The Old Humility vs. The New

by | Mar 30, 2012 | Culture, Evangelism | 0 comments

Have you ever been told you’re arrogant because you:

  • claim to know the truth about God and life?
  • say there’s only one way to know God, or that Jesus is the only true God?
  • think you can rightly understand the words of scripture and get real facts about God from them?

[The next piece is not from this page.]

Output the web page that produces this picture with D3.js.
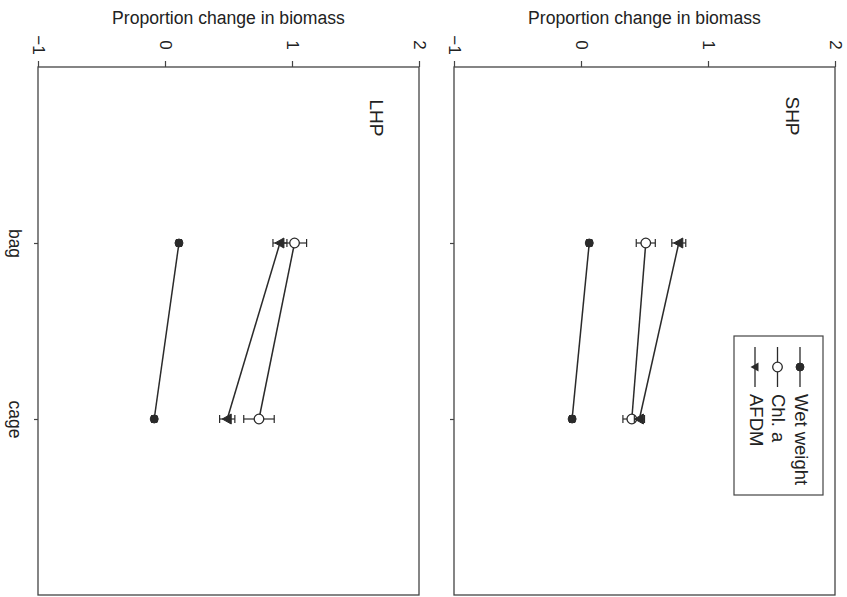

This is a famous quote from G. K. Chesteron, but if you’ve never read it, it is very helpful for remembering some basic things about Truth. You might offer this view to someone the next time you get in one of these discussion:

What we suffer from today is humility in the wrong place. Modesty has moved from the organ of ambition. Modesty has settled upon the organ of conviction; where it was never meant to be. A man was meant to be doubtful about himself, but undoubting about the truth; this has been exactly reversed.

Nowadays the part of a man that a man does assert is exactly the part he ought not to assert—himself. The part he doubts is exactly the part he ought not to doubt—the Divine Reason. . . . The new skeptic is so humble that he doubts if he can even learn. . . . There is a real humility typical of our time; but it so happens that it’s practically a more poisonous humility than the wildest prostrations of the ascetic. . . .

The old humility made a man doubtful about his efforts, which might make him work harder. But the new humility makes a man doubtful about his aims, which makes him stop working altogether. . . . We are on the road to producing a race of man too mentally modest to believe in the multiplication table. (Orthodoxy [reprint, San Francisco: Ignatius, 1995], 36-37.)